Another determination of how much sports media rights deals will escalate in the future will be the state of the dwindling pay TV bundle. There have been 4 million pay TV customer losses this year to date, “a mindboggling total for just six months,” according to a recent MoffettNathanson report.

Live sports has long been the glue holding the bundle together, and a majority of viewership still comes from traditional TV versus streaming.

The economics of the bundle — still a cash cow for content providers like Disney and Comcast’s NBCUniversal — have driven rights increases for decades. Meanwhile, streaming has yet to turn a profit for most media companies.

Traditionally, the reach of broadcast networks, particularly in rural areas that still don’t have consistent high-speed internet, has caused the NFL to value Fox, Disney, NBCUniversal and CBS — all of which own broadcast networks. Most NFL games air on national broadcasters.

The NBA has also replaced its partnership with Warner Bros. Discovery, which doesn’t own a broadcast network, with NBCUniversal, which does.

But four years from now, it’s possible the ongoing shift to streaming, combined with Big Tech’s deeper pockets, will convince the NFL to view broadcasting as anachronistic rather than essential.

On the other hand, if streamers become the sole distributors of sports, they’ll have all the market power, which could stifle valuations.

“If you put all your eggs in the streaming parties’ baskets, and if legacy media is hobbled to the point they can’t pay for media rights anymore, then you’re giving streamers a lot of market power,” said Shirin Malkani, co-chair of the sports industry group at Perkins Coie.

Bank of America recently put together a chart of recent media rights deals and their estimated values. Some of the numbers are slightly different than reported figures.

The National Hockey League’s deal with its media partners lasts through the 2027-28 season.

Major League Baseball’s deal is up in 2028 — and will likely be shaped more by the expiration of the players’ collective bargaining agreement in 2026 than the state of the media industry. Still, the vastly changing regional sports business, on top of the traditional TV landscape, could make MLB a litmus test for the rights deals that follow.

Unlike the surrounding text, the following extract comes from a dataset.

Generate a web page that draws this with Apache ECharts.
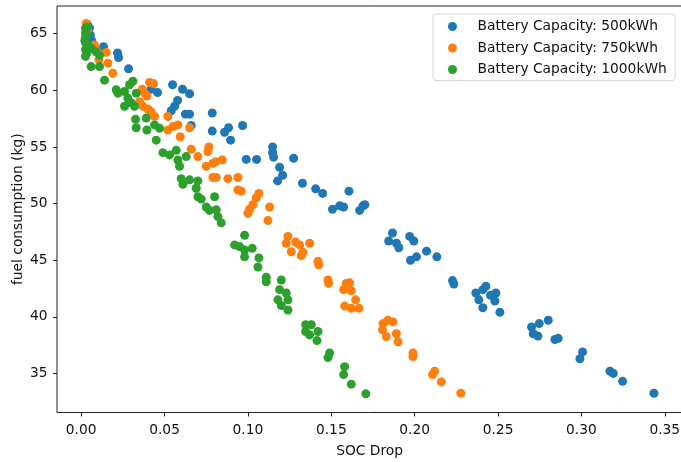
<!DOCTYPE html>
<html>
<head>
<meta charset="utf-8">
<script src="https://cdn.jsdelivr.net/npm/echarts@6/dist/echarts.min.js"></script>
<style>
  html, body { margin: 0; padding: 0; background: #fff; }
  #chart { width: 681px; height: 462px; }
</style>
</head>
<body>
<div id="chart"></div>
<script>
// [SOC drop, fuel consumption (kg)] per battery size
const points500 = [
  [0.0038,65.8],[0.005,65.5],[0.0055,64.9],[0.0062,64.4],[0.0134,63.85],[0.0218,63.3],[0.0224,62.9],[0.0284,61.9],
  [0.042,60.1],[0.0458,59.8],[0.0548,60.5],[0.0608,60.1],[0.065,59.7],[0.0578,59.1],[0.056,58.6],[0.054,58.2],
  [0.0625,57.9],[0.065,57.9],[0.066,56.9],
  [0.0786,58.0],[0.0786,56.4],[0.086,56.3],[0.0884,56.7],[0.0896,55.6],[0.0968,56.9],
  [0.1148,55.0],[0.1148,54.5],[0.1154,54.1],[0.099,53.9],[0.1052,53.9],[0.1274,54.0],[0.119,53.2],[0.1208,52.5],
  [0.1178,52.0],[0.1327,51.8],[0.1406,51.3],[0.1448,50.9],[0.1606,51.1],[0.1507,49.5],[0.155,49.8],[0.1574,49.7],
  [0.167,49.4],[0.169,49.8],[0.1701,49.9],
  [0.1867,47.4],[0.1844,46.7],[0.1891,46.5],[0.1905,46.1],[0.197,47.1],[0.1995,46.7],[0.1975,45.0],[0.2011,45.3],
  [0.2071,45.8],[0.2133,45.3],
  [0.2227,43.2],[0.2235,42.9],
  [0.2367,42.1],[0.2385,41.5],[0.2409,42.4],[0.2427,42.7],[0.2455,41.9],[0.2487,42.1],[0.2481,41.4],[0.2409,40.8],[0.2511,40.4],
  [0.2701,39.1],[0.2711,38.5],[0.2747,39.4],[0.2739,38.3],[0.2801,39.7],[0.2841,38.0],[0.2861,38.1],
  [0.3007,36.9],[0.2991,36.3],[0.3171,35.2],[0.3191,35.0],[0.3247,34.3],[0.3435,33.25]
];

const points750 = [
  [0.003,65.9],[0.004,65.35],[0.008,64.0],[0.009,63.6],[0.0106,62.7],[0.015,63.35],[0.016,62.4],[0.019,61.5],
  [0.041,60.7],[0.0434,60.6],[0.0366,60.1],[0.038,59.75],[0.0394,59.5],[0.035,59.0],[0.037,58.6],[0.040,58.35],
  [0.042,58.1],[0.044,57.7],[0.052,57.7],[0.058,56.95],[0.055,56.8],[0.052,56.5],[0.0594,55.9],[0.065,56.7],
  [0.066,54.8],[0.070,54.15],
  [0.0766,55.0],[0.076,54.6],[0.079,53.55],[0.075,53.3],[0.0806,53.7],[0.0846,53.85],[0.079,52.3],[0.081,52.3],
  [0.088,52.2],[0.094,52.3],[0.094,51.2],[0.096,51.1],[0.1066,50.9],[0.105,50.5],[0.103,49.9],[0.101,49.5],
  [0.100,49.15],[0.113,49.7],[0.112,48.5],
  [0.124,47.1],[0.123,46.5],[0.126,45.75],[0.1286,46.6],[0.131,46.35],[0.133,45.7],[0.132,45.4],[0.137,46.5],
  [0.142,44.9],[0.1424,44.6],[0.148,43.25],[0.1484,42.95],[0.159,42.95],[0.161,43.0],[0.1574,42.4],[0.162,42.3],
  [0.1646,41.5],[0.162,40.75],[0.158,40.95],[0.1666,40.75],
  [0.181,39.4],[0.184,39.7],[0.187,39.55],[0.1807,38.85],[0.183,38.25],[0.189,38.5],[0.190,37.8],
  [0.199,36.8],[0.199,36.5],[0.2107,34.9],[0.212,35.2],[0.216,34.25],[0.2277,33.25]
];

const points1000 = [
  [0.0026,65.5],[0.0038,65.6],[0.0026,65.1],[0.0034,64.9],[0.0026,64.7],[0.0022,64.4],[0.0026,64.2],[0.0038,64.0],
  [0.0026,63.6],[0.0034,63.3],[0.0026,63.0],[0.006,63.7],[0.009,63.4],[0.011,63.1],[0.006,62.1],[0.011,62.1],[0.014,60.9],
  [0.021,60.05],[0.022,59.75],[0.026,59.9],[0.029,60.5],[0.031,60.8],[0.028,59.3],[0.033,59.75],[0.026,58.6],
  [0.030,58.9],[0.032,58.6],[0.0326,57.45],[0.033,56.7],[0.039,57.55],[0.0394,56.5],[0.044,56.95],[0.047,56.65],
  [0.045,55.6],[0.049,54.5],[0.053,54.3],[0.057,54.7],[0.058,53.85],[0.059,53.3],[0.063,54.15],[0.060,52.2],
  [0.065,52.1],[0.061,51.7],[0.070,52.0],[0.069,51.35],[0.070,50.6],[0.072,50.4],[0.080,50.6],[0.075,49.7],
  [0.077,49.4],[0.081,49.45],[0.082,48.85],[0.084,48.3],
  [0.098,47.2],[0.092,46.35],[0.095,46.2],[0.098,45.9],[0.1026,46.05],[0.098,45.3],[0.1066,45.2],[0.106,44.4],
  [0.111,43.5],[0.111,43.1],[0.120,43.25],[0.119,42.4],[0.123,42.1],[0.118,41.5],[0.124,41.5],[0.120,41.0],
  [0.124,40.6],[0.1346,39.3],[0.138,39.3],[0.1346,38.7],[0.137,38.4],[0.142,38.7],[0.1414,37.9],
  [0.149,36.8],[0.148,36.4],[0.158,35.6],[0.1574,34.9],[0.162,34.05],[0.1707,33.2]
];

const seriesNames = ['Battery Capacity: 500kWh', 'Battery Capacity: 750kWh', 'Battery Capacity: 1000kWh'];
const xTicks = [0, 0.05, 0.10, 0.15, 0.20, 0.25, 0.30, 0.35];
const yTicks = [35, 40, 45, 50, 55, 60, 65];

const FONT = 'DejaVu Sans';
const INK = '#111';
const colors = ['#1f77b4', '#ff7f0e', '#2ca02c'];

const chart = echarts.init(document.getElementById('chart'), null, { renderer: 'canvas' });

function scatter(name, data, color) {
  return {
    name, type: 'scatter', data,
    symbol: 'circle', symbolSize: 9,
    itemStyle: { color, opacity: 1 },
    emphasis: { disabled: true },
    animation: false
  };
}

chart.setOption({
  animation: false,
  backgroundColor: '#fff',
  grid: {
    left: 57, top: 6, right: -1.3, bottom: 49.5,
    outerBoundsMode: 'none',
    containLabel: false,
    show: true, borderColor: '#222', borderWidth: 1, backgroundColor: 'transparent'
  },
  // legend frame
  graphic: [{
    type: 'rect', z: 5,
    shape: { x: 433, y: 14, width: 242, height: 66.5, r: 3 },
    style: { fill: 'rgba(255,255,255,0.8)', stroke: '#d6d6d6', lineWidth: 1 }
  }],
  legend: {
    orient: 'vertical',
    left: 448, top: 19.5,
    padding: 0,
    itemWidth: 40, itemHeight: 9, itemGap: 7.5,
    icon: 'circle',
    z: 10,
    textStyle: { fontFamily: FONT, fontSize: 13.8, color: INK, lineHeight: 14 },
    data: seriesNames
  },
  xAxis: {
    type: 'value',
    min: -0.0145, max: 0.3605,
    name: 'SOC Drop', nameLocation: 'middle', nameGap: 32,
    nameTextStyle: { fontFamily: FONT, fontSize: 13.8, color: INK },
    axisLine: { show: false, onZero: false },
    splitLine: { show: false },
    axisTick: { show: true, inside: false, length: 4, customValues: xTicks, lineStyle: { color: '#222', width: 1 } },
    axisLabel: {
      customValues: xTicks, margin: 11,
      fontFamily: FONT, fontSize: 13.8, color: INK,
      formatter: v => v.toFixed(2)
    }
  },
  yAxis: {
    type: 'value',
    min: 31.55, max: 67.45,
    name: 'fuel consumption (kg)', nameLocation: 'middle', nameGap: 32,
    nameMoveOverlap: false,
    nameTextStyle: { fontFamily: FONT, fontSize: 13.8, color: INK },
    axisLine: { show: false, onZero: false },
    splitLine: { show: false },
    axisTick: { show: true, inside: false, length: 4, customValues: yTicks, lineStyle: { color: '#222', width: 1 } },
    axisLabel: {
      customValues: yTicks, margin: 9.5,
      fontFamily: FONT, fontSize: 13.8, color: INK,
      formatter: v => String(v)
    }
  },
  series: [
    scatter(seriesNames[0], points500, colors[0]),
    scatter(seriesNames[1], points750, colors[1]),
    scatter(seriesNames[2], points1000, colors[2])
  ]
});
</script>
</body>
</html>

The PGA Tour’s media deal runs through 2030. NBCUniversal owns the Winter Olympics until 2030 and the Summer Olympics until 2032. NASCAR signed a contract late last year with media carriers until 2031. ESPN locked up the College Football Playoffs until 2031. Apple inked a deal for Major League Soccer until 2032.

The long-term nature of these deals has given the current media ecosystem some certainty. That’s a benefit for the leagues, media companies and pay TV providers, who all rely on the consistency of cash flow.

“My advice to clients is that if you’re in a deal that feels fair right now, or that is analytically fair to good, don’t go searching for something great,” said Octagon’s Cohen, who represents several professional sports leagues in their media deals. “Things will keep evolving over the next six years, so it’s best to hold onto a good deal.”

Disclosure: Comcast’s NBCUniversal is the parent company of CNBC.